Filter for the word "with" and keep each matching line.

··· Provided entries ···

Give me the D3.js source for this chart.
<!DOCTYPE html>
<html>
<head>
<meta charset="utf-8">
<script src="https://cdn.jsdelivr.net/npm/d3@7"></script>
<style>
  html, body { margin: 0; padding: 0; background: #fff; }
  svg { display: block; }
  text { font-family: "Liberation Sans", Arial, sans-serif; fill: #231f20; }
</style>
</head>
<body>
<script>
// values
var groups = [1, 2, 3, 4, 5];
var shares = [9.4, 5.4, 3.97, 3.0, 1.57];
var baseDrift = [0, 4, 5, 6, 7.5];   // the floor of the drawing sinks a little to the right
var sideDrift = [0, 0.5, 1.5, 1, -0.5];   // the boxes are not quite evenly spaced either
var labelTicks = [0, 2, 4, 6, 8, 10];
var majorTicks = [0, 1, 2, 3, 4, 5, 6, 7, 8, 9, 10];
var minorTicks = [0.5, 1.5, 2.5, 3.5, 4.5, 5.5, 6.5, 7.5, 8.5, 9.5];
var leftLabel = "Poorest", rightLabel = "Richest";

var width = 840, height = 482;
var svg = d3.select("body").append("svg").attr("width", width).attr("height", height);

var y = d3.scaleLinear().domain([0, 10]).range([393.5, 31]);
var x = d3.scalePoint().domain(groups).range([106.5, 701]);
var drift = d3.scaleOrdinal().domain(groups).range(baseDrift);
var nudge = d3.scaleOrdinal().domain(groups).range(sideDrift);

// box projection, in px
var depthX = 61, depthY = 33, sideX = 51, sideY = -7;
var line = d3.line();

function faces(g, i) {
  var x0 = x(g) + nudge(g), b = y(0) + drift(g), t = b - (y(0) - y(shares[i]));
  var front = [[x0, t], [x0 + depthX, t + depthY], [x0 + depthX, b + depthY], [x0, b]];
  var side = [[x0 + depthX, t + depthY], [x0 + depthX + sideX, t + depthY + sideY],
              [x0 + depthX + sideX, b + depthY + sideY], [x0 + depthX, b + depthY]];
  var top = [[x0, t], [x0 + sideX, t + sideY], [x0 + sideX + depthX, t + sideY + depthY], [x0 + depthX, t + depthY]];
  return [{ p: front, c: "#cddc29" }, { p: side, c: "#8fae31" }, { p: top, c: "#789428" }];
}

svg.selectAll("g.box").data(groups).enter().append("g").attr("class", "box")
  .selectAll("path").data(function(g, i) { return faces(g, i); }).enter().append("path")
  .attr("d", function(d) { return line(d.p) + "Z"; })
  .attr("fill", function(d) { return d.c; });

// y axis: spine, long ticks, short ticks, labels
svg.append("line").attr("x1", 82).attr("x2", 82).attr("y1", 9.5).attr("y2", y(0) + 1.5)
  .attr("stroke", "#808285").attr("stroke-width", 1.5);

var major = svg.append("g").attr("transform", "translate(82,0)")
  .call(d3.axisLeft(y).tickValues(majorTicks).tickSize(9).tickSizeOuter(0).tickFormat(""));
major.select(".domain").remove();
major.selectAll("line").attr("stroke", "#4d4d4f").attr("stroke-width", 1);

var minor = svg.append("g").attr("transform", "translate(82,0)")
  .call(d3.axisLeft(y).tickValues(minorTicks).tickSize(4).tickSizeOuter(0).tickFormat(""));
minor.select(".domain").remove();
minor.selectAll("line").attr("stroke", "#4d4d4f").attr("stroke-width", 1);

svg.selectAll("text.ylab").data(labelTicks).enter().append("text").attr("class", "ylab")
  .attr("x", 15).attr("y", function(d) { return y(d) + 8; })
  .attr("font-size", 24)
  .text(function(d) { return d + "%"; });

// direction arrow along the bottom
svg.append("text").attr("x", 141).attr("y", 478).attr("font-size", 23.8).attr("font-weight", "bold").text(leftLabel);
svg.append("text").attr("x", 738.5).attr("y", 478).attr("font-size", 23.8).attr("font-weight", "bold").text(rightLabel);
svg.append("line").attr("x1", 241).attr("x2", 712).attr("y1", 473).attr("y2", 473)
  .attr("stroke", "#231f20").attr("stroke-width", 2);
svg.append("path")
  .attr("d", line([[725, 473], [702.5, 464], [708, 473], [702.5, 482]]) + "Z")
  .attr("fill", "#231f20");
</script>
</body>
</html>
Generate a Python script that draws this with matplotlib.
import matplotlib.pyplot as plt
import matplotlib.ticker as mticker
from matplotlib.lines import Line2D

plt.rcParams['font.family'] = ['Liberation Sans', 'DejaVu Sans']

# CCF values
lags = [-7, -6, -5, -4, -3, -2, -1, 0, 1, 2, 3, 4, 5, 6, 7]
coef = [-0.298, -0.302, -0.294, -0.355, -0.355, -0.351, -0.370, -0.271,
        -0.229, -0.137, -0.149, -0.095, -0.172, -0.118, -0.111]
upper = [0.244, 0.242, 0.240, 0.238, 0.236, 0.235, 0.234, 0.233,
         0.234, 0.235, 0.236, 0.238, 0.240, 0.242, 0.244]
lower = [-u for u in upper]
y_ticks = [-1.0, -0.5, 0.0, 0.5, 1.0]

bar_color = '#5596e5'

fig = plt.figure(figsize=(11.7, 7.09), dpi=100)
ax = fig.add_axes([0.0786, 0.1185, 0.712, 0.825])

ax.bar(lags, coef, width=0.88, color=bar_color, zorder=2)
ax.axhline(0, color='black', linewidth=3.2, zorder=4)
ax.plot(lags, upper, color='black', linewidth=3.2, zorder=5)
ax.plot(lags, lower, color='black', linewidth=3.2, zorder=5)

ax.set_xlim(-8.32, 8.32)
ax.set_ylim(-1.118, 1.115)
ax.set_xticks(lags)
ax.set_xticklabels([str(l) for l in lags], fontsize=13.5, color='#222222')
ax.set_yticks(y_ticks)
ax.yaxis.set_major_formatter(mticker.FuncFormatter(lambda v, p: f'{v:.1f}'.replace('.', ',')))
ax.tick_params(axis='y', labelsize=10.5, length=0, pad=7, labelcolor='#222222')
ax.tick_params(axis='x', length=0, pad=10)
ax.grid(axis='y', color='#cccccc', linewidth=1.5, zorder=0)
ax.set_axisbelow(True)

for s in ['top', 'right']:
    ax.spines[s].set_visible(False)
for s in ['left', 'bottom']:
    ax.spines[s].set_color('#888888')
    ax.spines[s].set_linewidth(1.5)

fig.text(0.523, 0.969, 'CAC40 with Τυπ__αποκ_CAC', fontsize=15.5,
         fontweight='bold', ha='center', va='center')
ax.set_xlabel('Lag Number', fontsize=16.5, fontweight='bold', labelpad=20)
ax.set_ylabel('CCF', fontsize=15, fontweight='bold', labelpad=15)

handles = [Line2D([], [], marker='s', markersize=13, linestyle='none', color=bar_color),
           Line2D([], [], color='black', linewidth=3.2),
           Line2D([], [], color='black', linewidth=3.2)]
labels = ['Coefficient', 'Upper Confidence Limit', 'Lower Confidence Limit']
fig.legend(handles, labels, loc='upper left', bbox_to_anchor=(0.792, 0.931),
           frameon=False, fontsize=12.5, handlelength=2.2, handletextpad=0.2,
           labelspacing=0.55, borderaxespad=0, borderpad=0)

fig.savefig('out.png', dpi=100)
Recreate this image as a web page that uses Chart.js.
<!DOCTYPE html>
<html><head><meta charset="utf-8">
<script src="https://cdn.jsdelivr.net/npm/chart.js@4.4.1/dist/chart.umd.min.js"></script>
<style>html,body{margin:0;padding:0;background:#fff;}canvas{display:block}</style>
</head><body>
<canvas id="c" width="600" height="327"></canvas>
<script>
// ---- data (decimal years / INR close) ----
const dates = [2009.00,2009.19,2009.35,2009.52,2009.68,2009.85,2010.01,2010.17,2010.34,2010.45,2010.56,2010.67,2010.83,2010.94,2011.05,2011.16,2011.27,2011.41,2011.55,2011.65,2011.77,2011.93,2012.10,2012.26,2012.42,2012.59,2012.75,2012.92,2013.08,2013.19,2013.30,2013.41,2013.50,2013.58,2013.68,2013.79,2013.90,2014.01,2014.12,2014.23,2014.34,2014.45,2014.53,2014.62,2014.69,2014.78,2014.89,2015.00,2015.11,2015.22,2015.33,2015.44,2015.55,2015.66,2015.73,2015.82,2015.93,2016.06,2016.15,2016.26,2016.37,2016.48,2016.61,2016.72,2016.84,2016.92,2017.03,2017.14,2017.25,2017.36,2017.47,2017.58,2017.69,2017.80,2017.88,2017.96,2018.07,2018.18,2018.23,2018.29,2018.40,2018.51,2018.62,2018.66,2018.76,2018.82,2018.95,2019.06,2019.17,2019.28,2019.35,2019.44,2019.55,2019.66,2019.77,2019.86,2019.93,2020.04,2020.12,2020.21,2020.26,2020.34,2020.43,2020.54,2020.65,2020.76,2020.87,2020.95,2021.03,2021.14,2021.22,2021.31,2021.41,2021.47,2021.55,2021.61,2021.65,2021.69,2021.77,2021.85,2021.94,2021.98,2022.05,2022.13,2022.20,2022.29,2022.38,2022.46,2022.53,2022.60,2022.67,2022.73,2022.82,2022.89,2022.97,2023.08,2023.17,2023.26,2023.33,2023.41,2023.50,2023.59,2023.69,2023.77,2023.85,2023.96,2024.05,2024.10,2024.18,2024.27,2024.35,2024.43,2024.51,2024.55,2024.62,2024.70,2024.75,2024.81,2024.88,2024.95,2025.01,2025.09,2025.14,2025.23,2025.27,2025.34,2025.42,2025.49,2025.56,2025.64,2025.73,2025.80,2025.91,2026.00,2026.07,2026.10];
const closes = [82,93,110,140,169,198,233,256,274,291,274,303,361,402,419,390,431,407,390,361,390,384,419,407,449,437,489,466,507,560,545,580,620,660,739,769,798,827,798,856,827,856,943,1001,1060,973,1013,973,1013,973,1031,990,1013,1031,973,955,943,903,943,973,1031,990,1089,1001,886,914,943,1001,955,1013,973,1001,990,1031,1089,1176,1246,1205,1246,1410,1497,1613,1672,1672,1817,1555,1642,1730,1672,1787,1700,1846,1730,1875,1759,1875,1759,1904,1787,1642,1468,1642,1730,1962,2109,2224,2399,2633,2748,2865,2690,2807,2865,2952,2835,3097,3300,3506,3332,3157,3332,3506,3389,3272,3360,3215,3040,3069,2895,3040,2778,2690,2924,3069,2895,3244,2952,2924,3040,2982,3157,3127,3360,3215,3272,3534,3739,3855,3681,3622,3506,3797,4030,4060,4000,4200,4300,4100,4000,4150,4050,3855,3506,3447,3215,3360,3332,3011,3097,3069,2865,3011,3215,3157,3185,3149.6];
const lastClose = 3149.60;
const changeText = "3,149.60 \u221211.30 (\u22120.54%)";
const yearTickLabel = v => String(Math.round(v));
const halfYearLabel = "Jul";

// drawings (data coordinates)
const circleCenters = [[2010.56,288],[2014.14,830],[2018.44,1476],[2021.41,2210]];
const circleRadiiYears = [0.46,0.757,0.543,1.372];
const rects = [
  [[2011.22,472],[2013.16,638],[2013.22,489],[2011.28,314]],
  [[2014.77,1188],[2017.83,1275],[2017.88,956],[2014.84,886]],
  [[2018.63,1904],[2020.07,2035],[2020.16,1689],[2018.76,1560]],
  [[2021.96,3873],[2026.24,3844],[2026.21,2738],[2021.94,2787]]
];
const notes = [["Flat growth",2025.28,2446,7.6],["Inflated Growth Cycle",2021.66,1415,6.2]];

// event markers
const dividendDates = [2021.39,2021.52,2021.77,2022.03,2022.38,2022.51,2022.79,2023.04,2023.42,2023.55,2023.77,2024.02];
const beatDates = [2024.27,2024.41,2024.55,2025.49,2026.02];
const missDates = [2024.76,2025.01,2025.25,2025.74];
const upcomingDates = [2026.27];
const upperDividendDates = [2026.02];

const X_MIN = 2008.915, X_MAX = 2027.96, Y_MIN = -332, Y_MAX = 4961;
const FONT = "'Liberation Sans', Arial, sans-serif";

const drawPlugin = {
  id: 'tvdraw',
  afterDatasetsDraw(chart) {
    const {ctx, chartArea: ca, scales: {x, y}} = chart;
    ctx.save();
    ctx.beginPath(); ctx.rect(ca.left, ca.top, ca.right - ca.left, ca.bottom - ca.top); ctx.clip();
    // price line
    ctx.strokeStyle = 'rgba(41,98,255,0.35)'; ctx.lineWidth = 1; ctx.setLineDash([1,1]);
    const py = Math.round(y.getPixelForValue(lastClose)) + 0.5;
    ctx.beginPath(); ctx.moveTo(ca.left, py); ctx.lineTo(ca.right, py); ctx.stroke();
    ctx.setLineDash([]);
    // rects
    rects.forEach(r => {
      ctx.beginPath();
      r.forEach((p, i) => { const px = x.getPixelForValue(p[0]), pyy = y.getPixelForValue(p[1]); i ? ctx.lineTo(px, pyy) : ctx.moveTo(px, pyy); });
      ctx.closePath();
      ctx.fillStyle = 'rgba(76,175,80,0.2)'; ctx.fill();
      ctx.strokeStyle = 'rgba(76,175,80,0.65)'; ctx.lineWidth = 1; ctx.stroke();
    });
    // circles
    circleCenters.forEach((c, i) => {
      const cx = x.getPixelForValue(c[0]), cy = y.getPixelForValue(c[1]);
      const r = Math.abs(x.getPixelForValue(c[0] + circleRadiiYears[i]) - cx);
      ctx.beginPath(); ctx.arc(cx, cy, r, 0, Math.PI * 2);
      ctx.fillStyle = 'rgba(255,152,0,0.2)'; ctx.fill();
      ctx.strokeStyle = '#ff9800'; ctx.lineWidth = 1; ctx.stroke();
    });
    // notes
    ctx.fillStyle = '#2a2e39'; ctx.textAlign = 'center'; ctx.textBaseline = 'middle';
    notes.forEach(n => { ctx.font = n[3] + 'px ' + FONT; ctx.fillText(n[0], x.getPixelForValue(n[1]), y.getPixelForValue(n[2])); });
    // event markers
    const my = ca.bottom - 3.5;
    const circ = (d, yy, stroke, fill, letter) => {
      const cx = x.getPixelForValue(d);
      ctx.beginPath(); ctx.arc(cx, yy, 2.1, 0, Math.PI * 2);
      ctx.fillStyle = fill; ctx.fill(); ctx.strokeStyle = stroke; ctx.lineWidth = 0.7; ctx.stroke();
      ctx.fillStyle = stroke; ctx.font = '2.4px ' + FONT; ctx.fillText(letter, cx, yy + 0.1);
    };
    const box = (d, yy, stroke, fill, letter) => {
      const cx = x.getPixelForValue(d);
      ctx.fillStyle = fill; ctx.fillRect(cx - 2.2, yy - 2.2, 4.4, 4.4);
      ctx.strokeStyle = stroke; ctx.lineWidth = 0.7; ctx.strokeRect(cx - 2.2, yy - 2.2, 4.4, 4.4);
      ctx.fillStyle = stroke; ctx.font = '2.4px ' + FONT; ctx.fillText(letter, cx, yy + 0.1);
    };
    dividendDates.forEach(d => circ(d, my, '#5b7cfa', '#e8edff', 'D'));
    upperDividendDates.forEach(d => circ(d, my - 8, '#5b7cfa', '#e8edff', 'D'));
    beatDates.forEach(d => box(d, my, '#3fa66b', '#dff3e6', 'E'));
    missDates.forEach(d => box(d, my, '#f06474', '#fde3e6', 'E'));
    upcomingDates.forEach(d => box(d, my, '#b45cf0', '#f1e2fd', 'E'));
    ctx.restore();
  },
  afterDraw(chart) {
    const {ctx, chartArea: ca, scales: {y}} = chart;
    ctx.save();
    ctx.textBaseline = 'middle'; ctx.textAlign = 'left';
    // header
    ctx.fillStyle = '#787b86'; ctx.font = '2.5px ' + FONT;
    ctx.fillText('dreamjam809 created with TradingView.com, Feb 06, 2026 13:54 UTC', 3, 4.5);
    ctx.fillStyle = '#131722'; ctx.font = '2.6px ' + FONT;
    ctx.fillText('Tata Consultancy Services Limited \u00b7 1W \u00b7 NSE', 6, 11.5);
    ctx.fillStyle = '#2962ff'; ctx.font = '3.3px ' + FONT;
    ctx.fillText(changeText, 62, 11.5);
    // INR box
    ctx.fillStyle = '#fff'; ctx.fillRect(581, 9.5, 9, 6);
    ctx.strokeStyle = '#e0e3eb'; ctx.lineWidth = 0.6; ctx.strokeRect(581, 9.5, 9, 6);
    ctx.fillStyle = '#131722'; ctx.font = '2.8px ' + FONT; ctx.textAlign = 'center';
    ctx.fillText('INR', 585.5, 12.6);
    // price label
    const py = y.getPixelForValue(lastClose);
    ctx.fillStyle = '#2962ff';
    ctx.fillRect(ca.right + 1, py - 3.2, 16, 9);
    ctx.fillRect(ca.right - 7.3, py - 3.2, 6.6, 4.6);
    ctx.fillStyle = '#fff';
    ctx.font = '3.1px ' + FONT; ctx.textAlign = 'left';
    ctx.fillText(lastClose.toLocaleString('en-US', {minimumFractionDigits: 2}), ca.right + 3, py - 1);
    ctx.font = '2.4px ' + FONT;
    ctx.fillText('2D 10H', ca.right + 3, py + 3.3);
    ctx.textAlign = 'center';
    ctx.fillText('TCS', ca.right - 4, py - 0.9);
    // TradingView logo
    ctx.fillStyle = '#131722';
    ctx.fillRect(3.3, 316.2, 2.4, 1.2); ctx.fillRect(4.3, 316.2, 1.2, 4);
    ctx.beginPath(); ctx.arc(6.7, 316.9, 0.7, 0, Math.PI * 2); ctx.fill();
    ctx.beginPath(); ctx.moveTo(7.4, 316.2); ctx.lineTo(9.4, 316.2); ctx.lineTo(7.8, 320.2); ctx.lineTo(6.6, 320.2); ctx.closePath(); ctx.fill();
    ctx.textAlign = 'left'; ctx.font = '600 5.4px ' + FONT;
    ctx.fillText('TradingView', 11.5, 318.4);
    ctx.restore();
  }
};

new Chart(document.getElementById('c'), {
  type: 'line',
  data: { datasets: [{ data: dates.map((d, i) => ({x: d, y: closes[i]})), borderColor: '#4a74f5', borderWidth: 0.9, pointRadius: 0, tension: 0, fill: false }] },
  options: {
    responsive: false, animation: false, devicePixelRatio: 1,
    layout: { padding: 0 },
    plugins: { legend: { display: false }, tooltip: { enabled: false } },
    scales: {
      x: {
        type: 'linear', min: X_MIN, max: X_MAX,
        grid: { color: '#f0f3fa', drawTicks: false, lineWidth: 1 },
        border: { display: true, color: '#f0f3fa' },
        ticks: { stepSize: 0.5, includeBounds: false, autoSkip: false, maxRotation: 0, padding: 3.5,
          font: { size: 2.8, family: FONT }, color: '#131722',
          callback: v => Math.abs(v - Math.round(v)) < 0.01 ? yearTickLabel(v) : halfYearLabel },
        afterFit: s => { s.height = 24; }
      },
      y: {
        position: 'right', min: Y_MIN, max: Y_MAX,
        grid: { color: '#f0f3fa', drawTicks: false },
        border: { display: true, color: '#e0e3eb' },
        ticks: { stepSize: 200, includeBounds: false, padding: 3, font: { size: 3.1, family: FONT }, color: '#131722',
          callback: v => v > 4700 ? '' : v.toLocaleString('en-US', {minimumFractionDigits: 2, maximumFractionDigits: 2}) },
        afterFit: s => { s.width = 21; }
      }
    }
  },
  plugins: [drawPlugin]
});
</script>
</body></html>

···

● Written reply
Generate a Python script that draws this with matplotlib.
fig.text(0.523, 0.969, 'CAC40 with Τυπ__αποκ_CAC', fontsize=15.5,
    ctx.fillText('dreamjam809 created with TradingView.com, Feb 06, 2026 13:54 UTC', 3, 4.5);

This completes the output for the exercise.